Now, let's say the company is touched by the beard of Zeus, and generates $100 million in free cash flow this year. At today's price, that would mean you're paying 20 times that cash flow. It's within the realm of reason that it could achieve such a figure in a couple of years, but then you run the risk of macroeconomic meltdown, a reversal or softening in the U.S. housing market, and technological disruption.

For a bit of context, competitor Trulia (UNKNOWN: TRLA.DL  ) is in negotiations to buy Market Leader (UNKNOWN: LEDR.DL  ) for $355 million. Market Leader is a smaller (and growing) business that's similar to both Zillow and Trulia. Since Market Leader is still earnings negative, we can't compare it on a P/FCF basis, but we can look at other metrics. For one, Market Leader trades at a still-ridiculous-but-slightly less-so 57.2 times forward earnings. It trades at 6.4 times last year's sales. Zillow trades at 16.4 times last year's sales. Management expects sales to hit (on the high end) $182 million -- that implies a price of 10.55 times forward sales. If they double a year or two after, which would be unbelievably phenomenal, it would trade at 5.3 times sales.
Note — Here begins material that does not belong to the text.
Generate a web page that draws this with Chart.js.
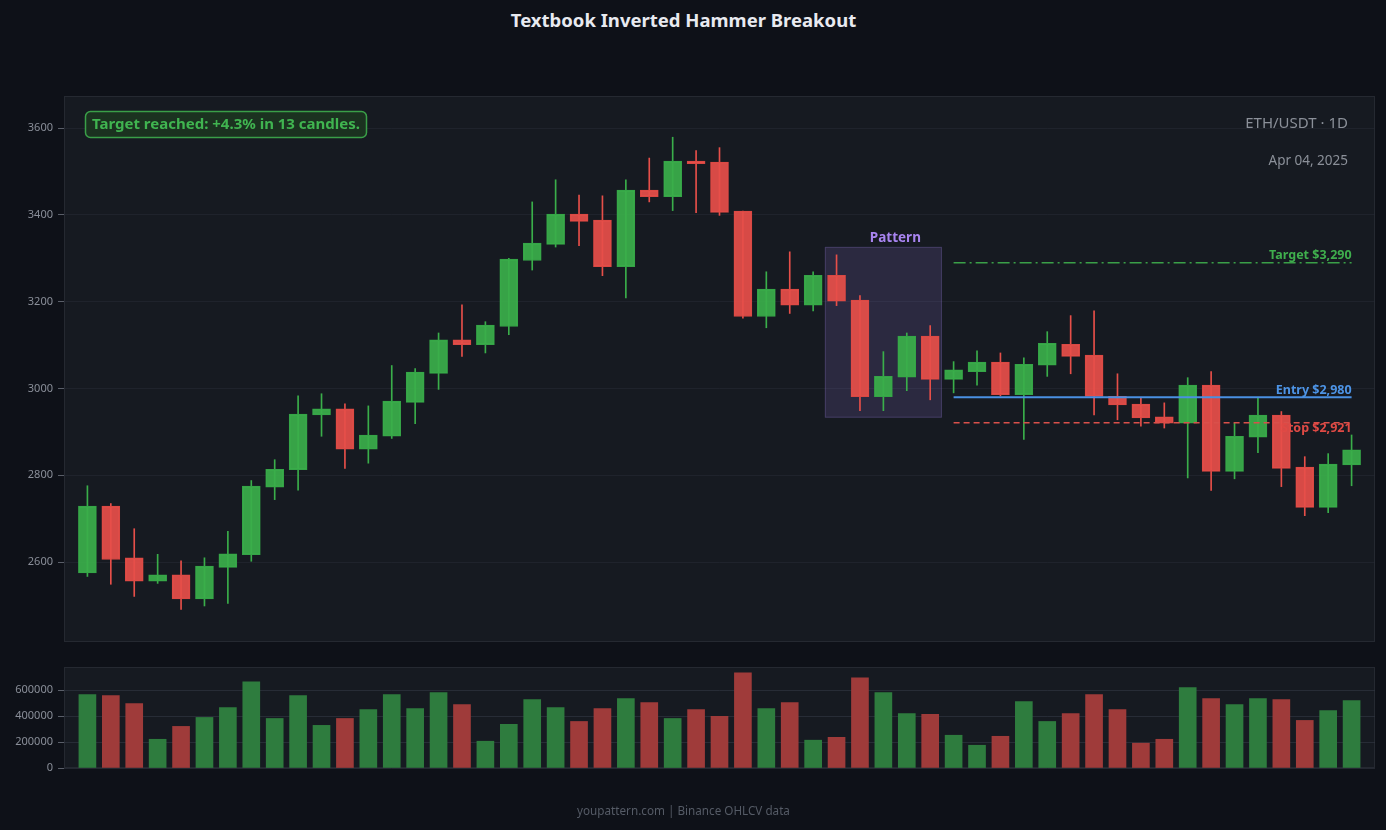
<!DOCTYPE html>
<html>
<head>
<meta charset="utf-8">
<script src="https://cdn.jsdelivr.net/npm/chart.js@4.4.1/dist/chart.umd.min.js"></script>
<style>
    html, body { margin: 0; padding: 0; background: #0e1118; width: 1386px; height: 830px; overflow: hidden; font-family: "Noto Sans", sans-serif; }
    #title { position: absolute; top: 7px; left: 0; width: 1367px; text-align: center; color: #e8eaf0; font-weight: bold; font-size: 18.5px; }
    #footer { position: absolute; top: 802px; left: 0; width: 1367px; text-align: center; color: #555b66; font-size: 11.7px; }
    canvas { position: absolute; left: 0; top: 0; }
</style>
</head>
<body>
<div id="title">Textbook Inverted Hammer Breakout</div>
<canvas id="price" width="1386" height="830"></canvas>
<canvas id="volume" width="1386" height="830"></canvas>
<div id="footer">youpattern.com | Binance OHLCV data</div>
<script>
// OHLCV, one entry per daily candle
const opens  = [2575, 2729, 2610, 2556, 2571, 2515, 2588, 2617, 2773, 2813, 2939, 2953, 2860, 2890, 2968, 3035, 3112, 3101, 3143, 3295,
                3332, 3402, 3388, 3281, 3457, 3442, 3524, 3522, 3409, 3166, 3229, 3192, 3261, 3204, 2981, 3026, 3121, 3021, 3039, 3061,
                2986, 3054, 3102, 3077, 2982, 2964, 2935, 2920, 3008, 2809, 2888, 2939, 2819, 2726, 2824];
const highs  = [2776, 2735, 2677, 2618, 2603, 2610, 2671, 2788, 2836, 2983, 2988, 2965, 2960, 3053, 3046, 3128, 3193, 3154, 3300, 3430,
                3481, 3446, 3444, 3481, 3531, 3579, 3548, 3555, 3409, 3269, 3315, 3269, 3308, 3214, 3085, 3128, 3145, 3062, 3087, 3082,
                3071, 3131, 3168, 3179, 3034, 2979, 2967, 3025, 3039, 2920, 2979, 2947, 2843, 2850, 2893];
const lows   = [2567, 2549, 2521, 2551, 2491, 2499, 2505, 2602, 2744, 2766, 2890, 2816, 2828, 2885, 2919, 2998, 3074, 3082, 3124, 3273,
                3326, 3329, 3260, 3209, 3430, 3410, 3405, 3399, 3162, 3140, 3173, 3179, 3191, 2949, 2949, 2995, 2974, 2990, 3008, 2983,
                2883, 3028, 3034, 2939, 2928, 2913, 2909, 2794, 2765, 2792, 2852, 2774, 2707, 2714, 2776];
const closes = [2729, 2606, 2556, 2571, 2515, 2591, 2619, 2775, 2814, 2941, 2953, 2860, 2893, 2971, 3038, 3112, 3101, 3146, 3298, 3335,
                3402, 3385, 3281, 3457, 3442, 3524, 3518, 3406, 3166, 3229, 3192, 3261, 3201, 2981, 3028, 3121, 3021, 3043, 3061, 2986,
                3056, 3104, 3074, 2982, 2962, 2932, 2920, 3008, 2809, 2890, 2939, 2816, 2726, 2826, 2859];
const volumes = [564000, 557000, 496000, 221000, 320000, 389000, 465000, 663000, 381000, 557000,
                 328000, 381000, 450000, 564000, 458000, 580000, 488000, 206000, 336000, 526000,
                 465000, 358000, 458000, 534000, 503000, 381000, 450000, 397000, 732000, 458000,
                 503000, 214000, 236000, 694000, 580000, 419000, 412000, 252000, 175000, 244000,
                 511000, 358000, 419000, 564000, 450000, 191000, 221000, 618000, 534000, 488000,
                 534000, 526000, 366000, 442000, 519000];

const priceTicks = [2600, 2800, 3000, 3200, 3400, 3600];
const volumeTicks = [0, 200000, 400000, 600000];

const targetPrice = 3290;
const entryPrice = 2980;
const stopPrice = 2921;
const levelStart = 37;          // index where the trade levels begin
const patternStart = 32;        // first candle of the highlighted pattern
const patternEnd = 36;

const GREEN = '#3aae4a';
const RED = '#e64f49';
const VOL_UP = '#2e7c3e';
const VOL_DOWN = '#9f3b3a';
const PLOT_BG = '#161a21';
const PLOT_BORDER = '#252931';

Chart.defaults.font.family = "'Noto Sans', sans-serif";

const isUp = i => closes[i] >= opens[i];
const levelLine = price => [{ x: levelStart, y: price }, { x: opens.length - 1, y: price }];
const fitAxis = s => { s.width = 64; };
const plainNumber = v => String(v);

const plotBox = {
    id: 'plotBox',
    beforeDraw(chart) {
        const { ctx, chartArea: a } = chart;
        ctx.save();
        ctx.fillStyle = PLOT_BG;
        ctx.fillRect(a.left, a.top, a.right - a.left, a.bottom - a.top);
        ctx.strokeStyle = PLOT_BORDER;
        ctx.lineWidth = 1;
        ctx.strokeRect(a.left + 0.5, a.top + 0.5, a.right - a.left - 1, a.bottom - a.top - 1);
        ctx.restore();
    }
};

const patternBox = {
    id: 'patternBox',
    beforeDatasetsDraw(chart) {
        const { ctx, scales: { x, y } } = chart;
        const hi = Math.max(...highs.slice(patternStart, patternEnd + 1));
        const lo = Math.min(...lows.slice(patternStart, patternEnd + 1));
        const left = x.getPixelForValue(patternStart - 0.5);
        const right = x.getPixelForValue(patternEnd + 0.5);
        const top = y.getPixelForValue(hi) - 8;
        const bottom = y.getPixelForValue(lo) + 7;
        ctx.save();
        ctx.fillStyle = 'rgba(130,105,190,0.2)';
        ctx.fillRect(left, top, right - left, bottom - top);
        ctx.strokeStyle = 'rgba(130,110,190,0.3)';
        ctx.lineWidth = 1;
        ctx.strokeRect(left + 0.5, top + 0.5, right - left - 1, bottom - top - 1);
        ctx.fillStyle = '#a884f0';
        ctx.font = "bold 13.5px 'Noto Sans'";
        ctx.textAlign = 'center';
        ctx.textBaseline = 'middle';
        ctx.fillText('Pattern', (left + right) / 2 + 12, top - 9);
        ctx.restore();
    }
};

const overlayText = {
    id: 'overlayText',
    afterDraw(chart) {
        const { ctx, scales: { x, y } } = chart;
        ctx.save();
        // result badge
        ctx.beginPath();
        ctx.roundRect(85.5, 111.5, 281, 26, 5);
        ctx.fillStyle = '#1b3220';
        ctx.fill();
        ctx.strokeStyle = '#3a9f48';
        ctx.lineWidth = 1.5;
        ctx.stroke();
        ctx.fillStyle = '#40b450';
        ctx.font = "bold 15px 'Noto Sans'";
        ctx.textAlign = 'center';
        ctx.textBaseline = 'middle';
        ctx.fillText('Target reached: +4.3% in 13 candles.', 226, 125);

        ctx.textAlign = 'right';
        ctx.fillStyle = '#8b9099';
        ctx.font = "15px 'Noto Sans'";
        ctx.fillText('ETH/USDT · 1D', 1348, 124);
        ctx.font = "13.5px 'Noto Sans'";
        ctx.fillText('Apr 04, 2025', 1348, 161);

        // level labels
        const xr = x.getPixelForValue(opens.length - 1);
        ctx.font = "bold 12.5px 'Noto Sans'";
        ctx.fillStyle = '#3fae4d';
        ctx.fillText('Target $3,290', xr, y.getPixelForValue(targetPrice) - 7);
        ctx.fillStyle = '#4d94e6';
        ctx.fillText('Entry $2,980', xr, y.getPixelForValue(entryPrice) - 7);
        ctx.fillStyle = '#e04a45';
        ctx.fillText('Stop $2,921', xr, y.getPixelForValue(stopPrice) + 6);
        ctx.restore();
    }
};

const priceChart = new Chart(document.getElementById('price'), {
    type: 'bar',
    data: {
        datasets: [
            {
                type: 'line',
                data: levelLine(targetPrice),
                borderColor: '#3a9f48',
                borderWidth: 1.5,
                borderDash: [12, 4, 2, 4],
                pointRadius: 0,
                order: -1
            },
            {
                type: 'line',
                data: levelLine(entryPrice),
                borderColor: '#4a90e2',
                borderWidth: 2,
                pointRadius: 0,
                order: -1
            },
            {
                type: 'line',
                data: levelLine(stopPrice),
                borderColor: '#d9504b',
                borderWidth: 1.5,
                borderDash: [6, 4],
                pointRadius: 0,
                order: -1
            },
            {
                data: opens.map((o, i) => ({ x: i, y: [o, closes[i]] })),
                backgroundColor: opens.map((o, i) => isUp(i) ? 'rgba(58,174,74,0.93)' : 'rgba(230,79,73,0.93)'),
                borderColor: opens.map((o, i) => isUp(i) ? '#35a347' : '#d84843'),
                borderWidth: 1,
                borderSkipped: false,
                barThickness: 18,
                grouped: false,
                order: 1
            },
            {
                data: lows.map((l, i) => ({ x: i, y: [l, highs[i]] })),
                backgroundColor: lows.map((l, i) => isUp(i) ? GREEN : RED),
                barThickness: 1,
                grouped: false,
                order: 2
            }
        ]
    },
    options: {
        responsive: false,
        animation: false,
        layout: { padding: { top: 96, bottom: 188, left: 0, right: 11 } },
        plugins: { legend: { display: false }, tooltip: { enabled: false } },
        scales: {
            x: { type: 'linear', min: -1, max: 55, display: false, offset: false },
            y: {
                min: 2416,
                max: 3674,
                afterFit: fitAxis,
                afterBuildTicks: s => { s.ticks = priceTicks.map(v => ({ value: v })); },
                ticks: { color: '#8a8f99', font: { size: 11 }, padding: 5, callback: plainNumber },
                grid: { color: 'rgba(40,44,54,0.55)', tickColor: '#5a5f69', tickLength: 6 },
                border: { display: false }
            }
        }
    },
    plugins: [plotBox, patternBox, overlayText]
});

const volumeChart = new Chart(document.getElementById('volume'), {
    type: 'bar',
    data: {
        datasets: [{
            data: volumes.map((v, i) => ({ x: i, y: v })),
            backgroundColor: volumes.map((v, i) => isUp(i) ? VOL_UP : VOL_DOWN),
            barThickness: 17
        }]
    },
    options: {
        responsive: false,
        animation: false,
        layout: { padding: { top: 667, bottom: 62, left: 0, right: 11 } },
        plugins: { legend: { display: false }, tooltip: { enabled: false } },
        scales: {
            x: { type: 'linear', min: -1, max: 55, display: false, offset: false },
            y: {
                min: 0,
                max: 777000,
                z: 1,
                afterFit: fitAxis,
                afterBuildTicks: s => { s.ticks = volumeTicks.map(v => ({ value: v })); },
                ticks: { color: '#8a8f99', font: { size: 11 }, padding: 5, callback: plainNumber },
                grid: { color: 'rgba(52,57,68,0.6)', tickColor: '#5a5f69', tickLength: 6 },
                border: { display: false }
            }
        }
    },
    plugins: [plotBox]
});
</script>
</body>
</html>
If you have faith that the housing market will interminably rise as it's never once done, and that people will buy homes like they buy iPhones -- then you should probably invest in the stock.

Shares fell after its earnings release disappointed investors with too much spending. The spending, long-term, is not the issue investors should fret over. The company needs to compete with Trulia, and it's a game of scale at the moment.

Let's say I own a lemonade stand that is on top of Runner's Peak and is a complete monopoly. Last year it earned $1,000 after expenses and, this year, with this crazy health craze, it's set to earn $8,000 (and even more after). Would you pay over $500,000 for it? If yes, call me.